The housing markets in  LA, San Francisco and New York function as giant sorting machines.  By setting home prices so high, they weed out all but the most skilled — except for the class of relatively unskilled who are supported by price controls or subsidies.  They’re using the  Ivy League model.

So are they better off?  Yes, clearly, if they can shunt the less skilled elsewhere and  continue to grow and densify.  But it’s hard to do both.  High prices, in fact, require that the housing supply be kept tight  in order for prices to stay high.  Otherwise, the new supply of housing would drop home prices and the riff-raff (from their perspective) would come flooding back in.  But perhaps merely increasing the density of skilled workers will yield the productivity gains yielded by  growth and densification.  Their motto could be, “We get smarter, not bigger.”

I think this is probably wrong, though.  What matters is being close to other people with the same skill set; that’s where the knowledge and productivity spills occur.  A software developer benefits from having a lot of other smart software developers around; a musician benefits from having a lot of other good musicians around.  Adding more software developers or musicians who aren’t quite as skilled shouldn’t dilute this benefit because we city-dwellers largely control whom we interact with.  Firms, in fact, segregate themselves by quality all the time.  Deepening the labor pool simply can’t hurt.  I think cities like San Francisco and New York would be even more productive if they loosened their growth restrictions and allowed in more people.

And even if were true that the San Francisco model can achieve greater productivity without growth, there’s always the risk that its  sorting machine might break.
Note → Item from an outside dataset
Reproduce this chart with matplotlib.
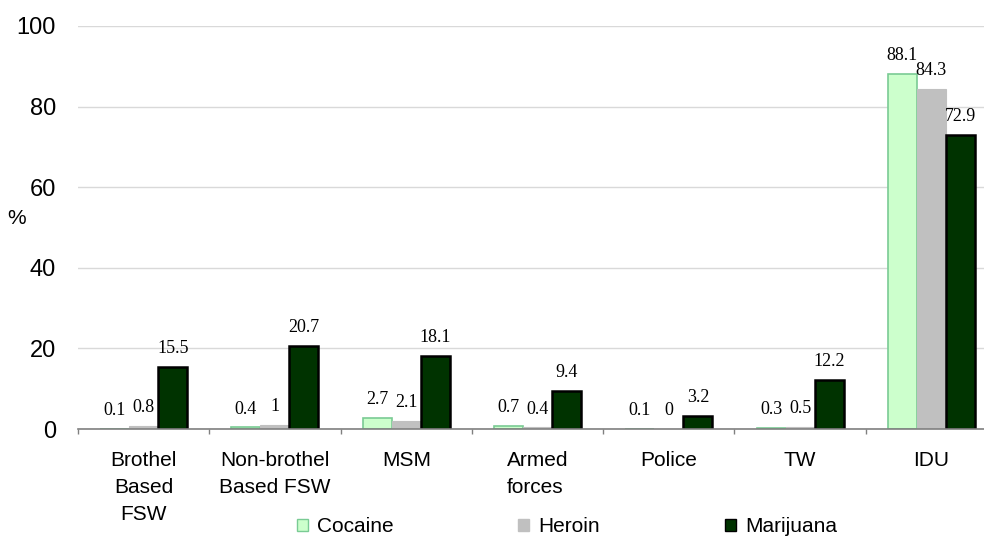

To wit, a housing market collapse.  Skilled workers cash out what they can and move elsewhere.  Lower home prices attract the less-skilled who had been priced out of the market.  A political and regulatory climate makes the city less hospitable entrepreneurs, who benefit from cheap space and light regulation.

It will be interesting to see what happens to productivity in these wealthy, slow-growth cities as the recession wears on.  My guess is that they will have to begin growing vigorously again if they want to recapture the productivity they had at the peak of the housing boom.